-- Start Stored data --

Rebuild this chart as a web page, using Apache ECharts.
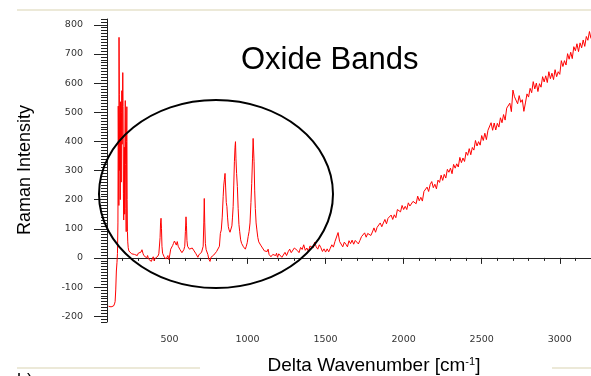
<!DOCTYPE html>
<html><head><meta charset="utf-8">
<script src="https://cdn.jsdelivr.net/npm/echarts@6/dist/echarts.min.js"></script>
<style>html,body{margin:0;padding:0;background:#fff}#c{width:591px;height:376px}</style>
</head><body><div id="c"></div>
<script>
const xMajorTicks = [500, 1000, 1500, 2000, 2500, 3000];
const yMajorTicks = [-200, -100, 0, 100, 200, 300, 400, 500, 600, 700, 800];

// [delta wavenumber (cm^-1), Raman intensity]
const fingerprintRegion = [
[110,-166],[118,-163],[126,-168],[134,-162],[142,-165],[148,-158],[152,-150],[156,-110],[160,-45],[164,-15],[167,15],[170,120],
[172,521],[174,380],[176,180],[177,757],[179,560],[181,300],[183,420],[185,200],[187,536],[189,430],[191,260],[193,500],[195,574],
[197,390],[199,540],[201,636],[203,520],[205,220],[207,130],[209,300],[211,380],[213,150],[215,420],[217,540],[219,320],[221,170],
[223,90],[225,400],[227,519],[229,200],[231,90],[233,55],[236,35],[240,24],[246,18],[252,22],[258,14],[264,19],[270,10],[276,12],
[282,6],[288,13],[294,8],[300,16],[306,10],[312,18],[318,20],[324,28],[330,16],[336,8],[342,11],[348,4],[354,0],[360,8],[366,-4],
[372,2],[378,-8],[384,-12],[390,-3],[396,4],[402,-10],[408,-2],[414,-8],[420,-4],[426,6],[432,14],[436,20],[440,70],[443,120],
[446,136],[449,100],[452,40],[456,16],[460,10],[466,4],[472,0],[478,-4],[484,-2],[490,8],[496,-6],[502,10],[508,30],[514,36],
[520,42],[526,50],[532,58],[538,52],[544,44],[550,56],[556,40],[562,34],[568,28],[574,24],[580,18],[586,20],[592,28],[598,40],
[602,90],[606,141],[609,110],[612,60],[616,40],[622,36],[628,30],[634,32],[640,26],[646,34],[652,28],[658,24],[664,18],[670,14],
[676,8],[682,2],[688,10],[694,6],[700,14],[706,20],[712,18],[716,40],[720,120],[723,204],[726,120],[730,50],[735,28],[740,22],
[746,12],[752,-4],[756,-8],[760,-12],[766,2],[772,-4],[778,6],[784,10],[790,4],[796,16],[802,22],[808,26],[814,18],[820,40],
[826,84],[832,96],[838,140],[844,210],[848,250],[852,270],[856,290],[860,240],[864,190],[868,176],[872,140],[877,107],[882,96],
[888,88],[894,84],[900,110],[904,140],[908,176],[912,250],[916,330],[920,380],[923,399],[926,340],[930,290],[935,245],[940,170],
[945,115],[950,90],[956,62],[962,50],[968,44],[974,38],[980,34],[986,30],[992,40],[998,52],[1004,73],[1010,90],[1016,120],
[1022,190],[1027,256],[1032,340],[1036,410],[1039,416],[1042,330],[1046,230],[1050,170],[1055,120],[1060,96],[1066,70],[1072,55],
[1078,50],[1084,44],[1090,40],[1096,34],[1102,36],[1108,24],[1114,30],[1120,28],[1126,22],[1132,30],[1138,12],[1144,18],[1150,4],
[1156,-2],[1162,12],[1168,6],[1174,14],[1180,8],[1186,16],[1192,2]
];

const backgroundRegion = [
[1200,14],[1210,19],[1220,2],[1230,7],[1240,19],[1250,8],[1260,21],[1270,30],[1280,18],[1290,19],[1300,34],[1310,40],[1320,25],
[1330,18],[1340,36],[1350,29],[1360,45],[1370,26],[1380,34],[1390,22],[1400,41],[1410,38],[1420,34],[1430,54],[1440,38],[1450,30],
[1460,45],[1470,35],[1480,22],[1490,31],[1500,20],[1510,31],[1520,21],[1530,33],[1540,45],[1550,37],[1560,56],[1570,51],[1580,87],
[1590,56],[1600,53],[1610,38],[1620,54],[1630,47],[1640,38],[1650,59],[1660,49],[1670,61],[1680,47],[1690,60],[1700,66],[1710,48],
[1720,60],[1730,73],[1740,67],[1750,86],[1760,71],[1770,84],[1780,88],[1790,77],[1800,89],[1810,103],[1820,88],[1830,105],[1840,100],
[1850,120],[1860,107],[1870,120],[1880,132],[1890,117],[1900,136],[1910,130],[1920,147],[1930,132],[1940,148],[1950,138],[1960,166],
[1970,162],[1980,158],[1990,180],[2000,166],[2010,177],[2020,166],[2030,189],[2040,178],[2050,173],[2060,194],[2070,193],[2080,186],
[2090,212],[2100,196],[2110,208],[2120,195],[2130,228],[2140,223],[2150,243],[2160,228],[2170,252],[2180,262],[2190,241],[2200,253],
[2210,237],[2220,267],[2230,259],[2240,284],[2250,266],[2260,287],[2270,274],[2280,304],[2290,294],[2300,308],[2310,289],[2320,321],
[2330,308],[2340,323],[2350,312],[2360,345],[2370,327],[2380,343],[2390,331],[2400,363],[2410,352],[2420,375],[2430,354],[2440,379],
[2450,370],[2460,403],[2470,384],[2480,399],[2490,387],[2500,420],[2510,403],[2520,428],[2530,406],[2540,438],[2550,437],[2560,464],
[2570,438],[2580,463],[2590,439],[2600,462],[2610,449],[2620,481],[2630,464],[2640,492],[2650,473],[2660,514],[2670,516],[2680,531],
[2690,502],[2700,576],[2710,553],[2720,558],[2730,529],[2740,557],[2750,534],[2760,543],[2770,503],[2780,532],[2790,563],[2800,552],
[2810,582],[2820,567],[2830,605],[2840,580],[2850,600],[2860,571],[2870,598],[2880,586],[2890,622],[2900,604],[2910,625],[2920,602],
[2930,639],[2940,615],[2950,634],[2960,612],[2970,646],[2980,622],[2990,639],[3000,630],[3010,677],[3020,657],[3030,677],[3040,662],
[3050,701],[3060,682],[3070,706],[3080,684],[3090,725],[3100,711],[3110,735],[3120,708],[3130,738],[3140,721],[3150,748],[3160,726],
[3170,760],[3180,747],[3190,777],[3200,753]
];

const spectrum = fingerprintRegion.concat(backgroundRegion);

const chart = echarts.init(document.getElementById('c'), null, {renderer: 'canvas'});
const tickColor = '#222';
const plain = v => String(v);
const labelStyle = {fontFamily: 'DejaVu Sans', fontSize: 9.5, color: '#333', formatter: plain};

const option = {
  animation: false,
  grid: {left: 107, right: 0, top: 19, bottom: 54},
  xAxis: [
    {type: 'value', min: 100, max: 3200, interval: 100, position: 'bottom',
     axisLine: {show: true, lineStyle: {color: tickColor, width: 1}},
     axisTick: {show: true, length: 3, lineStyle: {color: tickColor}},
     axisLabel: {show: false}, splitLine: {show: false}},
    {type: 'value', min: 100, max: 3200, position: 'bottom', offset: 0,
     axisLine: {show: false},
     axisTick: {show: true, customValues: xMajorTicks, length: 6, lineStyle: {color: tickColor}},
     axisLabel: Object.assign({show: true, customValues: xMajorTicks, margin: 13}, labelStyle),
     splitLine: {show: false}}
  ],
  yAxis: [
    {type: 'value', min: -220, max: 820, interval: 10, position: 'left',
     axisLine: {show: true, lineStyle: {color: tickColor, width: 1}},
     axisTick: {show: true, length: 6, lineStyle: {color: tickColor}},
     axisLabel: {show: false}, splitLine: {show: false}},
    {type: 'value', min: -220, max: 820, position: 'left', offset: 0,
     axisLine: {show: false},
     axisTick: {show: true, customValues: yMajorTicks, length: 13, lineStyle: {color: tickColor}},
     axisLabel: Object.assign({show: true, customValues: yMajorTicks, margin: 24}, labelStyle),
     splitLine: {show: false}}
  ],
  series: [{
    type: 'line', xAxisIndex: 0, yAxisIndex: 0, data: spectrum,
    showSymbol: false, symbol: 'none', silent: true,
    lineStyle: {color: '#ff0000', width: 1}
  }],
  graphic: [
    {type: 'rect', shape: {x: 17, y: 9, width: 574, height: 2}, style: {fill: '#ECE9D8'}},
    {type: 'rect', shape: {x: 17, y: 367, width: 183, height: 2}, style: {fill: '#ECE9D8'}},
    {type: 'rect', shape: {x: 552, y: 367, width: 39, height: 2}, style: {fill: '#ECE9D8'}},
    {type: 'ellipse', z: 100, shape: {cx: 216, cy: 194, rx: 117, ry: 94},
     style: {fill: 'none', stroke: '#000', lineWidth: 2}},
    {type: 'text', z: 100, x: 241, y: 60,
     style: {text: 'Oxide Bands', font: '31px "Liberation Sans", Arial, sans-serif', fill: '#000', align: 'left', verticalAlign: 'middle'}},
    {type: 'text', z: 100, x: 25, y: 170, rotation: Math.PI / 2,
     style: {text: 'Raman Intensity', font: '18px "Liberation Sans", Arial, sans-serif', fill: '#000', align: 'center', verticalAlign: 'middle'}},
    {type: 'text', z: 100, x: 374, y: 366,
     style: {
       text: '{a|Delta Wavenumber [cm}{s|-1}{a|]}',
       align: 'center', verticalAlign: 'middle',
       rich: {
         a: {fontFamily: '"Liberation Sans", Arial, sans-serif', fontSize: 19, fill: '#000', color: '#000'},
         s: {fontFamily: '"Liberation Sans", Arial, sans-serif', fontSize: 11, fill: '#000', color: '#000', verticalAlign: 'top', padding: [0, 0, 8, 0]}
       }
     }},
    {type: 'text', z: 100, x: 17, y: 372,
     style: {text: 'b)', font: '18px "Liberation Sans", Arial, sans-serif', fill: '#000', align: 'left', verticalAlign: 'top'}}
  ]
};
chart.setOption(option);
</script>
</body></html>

-- End Stored data --

What this task involves
From the opening line of the listing above through the line bearing "600, 700, 800];", repeat each line exactly. Drop every picture.

Output for this exercise
Rebuild this chart as a web page, using Apache ECharts.
<!DOCTYPE html>
<html><head><meta charset="utf-8">
<script src="https://cdn.jsdelivr.net/npm/echarts@6/dist/echarts.min.js"></script>
<style>html,body{margin:0;padding:0;background:#fff}#c{width:591px;height:376px}</style>
</head><body><div id="c"></div>
<script>
const xMajorTicks = [500, 1000, 1500, 2000, 2500, 3000];
const yMajorTicks = [-200, -100, 0, 100, 200, 300, 400, 500, 600, 700, 800];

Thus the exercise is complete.